Today 2 AREDN nodes and a LoRaWAN gateway were put up and activated at the Gambrill repeater site. Below are the details and links to more information.
AREDN is the acronym for Amateur Radio Emergency Data Network. It uses a very small piece of radio spectrum right next to the 2.4 Ghz, 3 Ghz and 5 Ghz WiFi frequencies.
These frequencies can only be used Amateur Radio. Many different WiFi devices can operate in this range and with a firmware change they can be set to use these new freqencies.
AREDN is a project that makes setting up a self configuring and healing mesh networks very very simple. No advanced networking knowledge is needed.
Nodes that can see each other form a network and you can communicate to any node that is visible. This is great in emergency situations or events where communication via VOIP, text or video is needed. The radio operators show up, turn on their AREDN nodes and the network forms itself.
Today we put up 2 AREDN nodes. One on the 2.4 Ghz spectrum (the most common for AREDN) and a 5 Ghz node.
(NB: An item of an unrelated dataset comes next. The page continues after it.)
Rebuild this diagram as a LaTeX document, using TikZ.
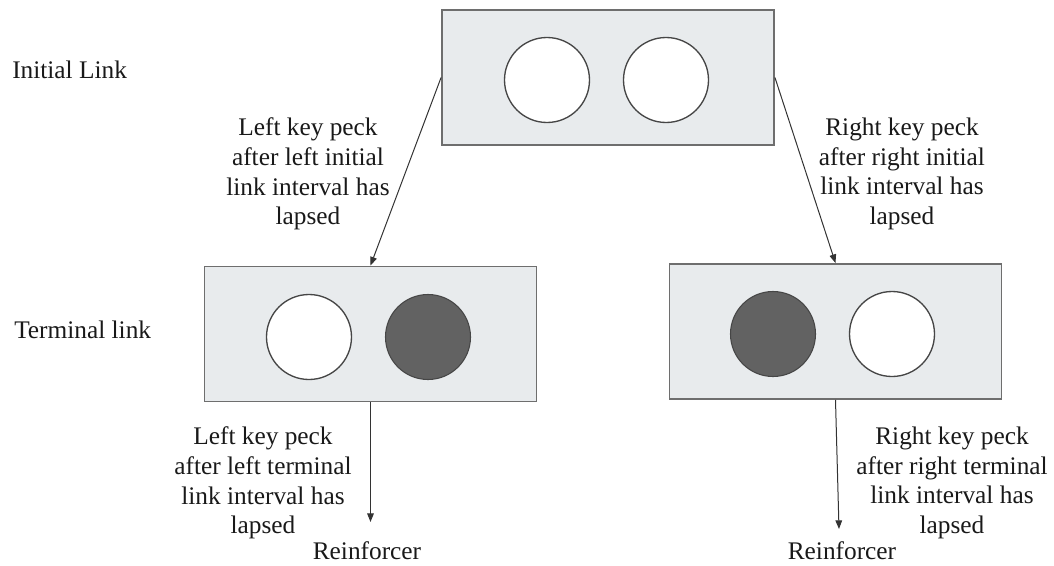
\documentclass[tikz,border=0pt]{standalone}
\usepackage{fontspec}
\setmainfont{Liberation Serif}
\usetikzlibrary{arrows.meta}
\definecolor{boxfill}{RGB}{232,235,237}
\definecolor{boxline}{RGB}{110,110,110}
\definecolor{keydark}{RGB}{98,98,98}
\definecolor{keyline}{RGB}{70,70,70}
\begin{document}
\begin{tikzpicture}[x=0.75pt,y=-0.75pt,
  panel/.style={draw=boxline,fill=boxfill,line width=1.4pt,minimum width=332*0.75pt,minimum height=135*0.75pt,inner sep=0pt},
  keywhite/.style={circle,draw=keyline,fill=white,line width=1pt,minimum size=85*0.75pt,inner sep=0pt},
  keyblack/.style={circle,draw=keyline,fill=keydark,line width=0.8pt,minimum size=85*0.75pt,inner sep=0pt},
  lbl/.style={align=center,font=\fontsize{19}{22.2}\selectfont,inner sep=0pt,text=black!90},
  side/.style={anchor=west,font=\fontsize{19}{22.2}\selectfont,inner sep=0pt,text=black!90},
  conn/.style={draw=black!80,line width=0.75pt,-{Triangle[length=6.5pt,width=5pt]}}]
\useasboundingbox (0,0) rectangle (1054,565);
% panels
\node[panel] (init) at (608,77.5) {};
\node[panel] (lterm) at (370.5,334) {};
\node[panel] (rterm) at (835.5,331.5) {};
% keys
\node[keywhite] (i1) at (547,80) {};
\node[keywhite] (i2) at (666,80) {};
\node[keywhite] (l1) at (309,337) {};
\node[keyblack] (l2) at (428,337) {};
\node[keyblack] (r1) at (773,334) {};
\node[keywhite] (r2) at (892,334) {};
% side labels
\node[side] (tinit) at (12,70) {Initial Link};
\node[side] (tterm) at (14,330) {Terminal link};
% transition labels
\node[lbl] (lil) at (308,174) {Left key peck\\after left initial\\link interval has\\lapsed};
\node[lbl] (ril) at (902,174) {Right key peck\\after right initial\\link interval has\\lapsed};
\node[lbl] (ltl) at (263,483) {Left key peck\\after left terminal\\link interval has\\lapsed};
\node[lbl] (rtl) at (952,483) {Right key peck\\after right terminal\\link interval has\\lapsed};
\node[lbl] (rfl) at (367,551) {Reinforcer};
\node[lbl] (rfr) at (842,551) {Reinforcer};
% arrow ends
\coordinate (la) at (370.5,522);
\coordinate (ra) at (839,529);
% connectors
\draw[conn] (init.west) -- (lterm.north);
\draw[conn] (init.east) -- (rterm.north);
\draw[conn] (lterm.south) -- (la);
\draw[conn] (rterm.south) -- (ra);
\end{tikzpicture}
\end{document}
The nodes are connected together via the DtD (Device to Device) interface. They are also connected to the 2 K3DO AREDN nodes right now.
These nodes are open to any Amateur that is interested in connecting up a node.
The antennas that were put up today are Ubiquity sector antennas. They are about 15 feet off the ground so not very high but they are atop the mountain. The sectors are pointing at about 120 degrees which covers Walkersville and down over Frederick.
You can learn more about AREDN and the setup we have by going to: http://mawcg.org/aredn/.
LoRa is not an Amateur Radio technology, it uses unlicensed spectrum at 915 Mhz to communicate using low power over long distances. LoRa is short for Long Range.
Typical distance at ground level is between 12 and 15 Km (7.4 – 9.3 miles) using about a 1/4 of a watt.
LoRa is not a replacement for wifi. It is a very slow protocol that uses forward error correction to make the low power long range work.
It is designed to allow IoT devices to reach the internet where there is no internet. Think of the farmer that has sensors in his fields that he needs to get data for, or the bee keeper that has sensors on his hives to monitor them and needs to get that data to the internet.
LoRaWAN is the process of connecting all of these gateways together to create a very large network.
LoRaWAN is open source and free, it is open to everyone to use. So if you like playing with small processors and radio, you can make your own long distance IoT sensor.
Our system is at the tower site at about 1185 feet above sea level. Our modeling of the power, antenna gain and height show that we should be able to cover much of Frederick county, much longer than 15KM.
We have connected our LoRaWAN installation to a network called “The Things Network”. This is the largest LoRaWAN network and the fastest growing. They already cover almost all of Europe and are expanding quickly in the US.
You can find more details about our LoRaWAN setup by going to: http://mawcg.org/lorawan-and-the-things-network/. There is a video there that shows someone communicating over 200 Km with just a tiny Arduino. It is amazing.
Both Sandy (KB3EOF) and Kurt (K3KOH) were up at the site today and they put up the antennas. I am very grateful for their time and labor. You can see pictures on the AREDN page of them on the roof doing antenna work.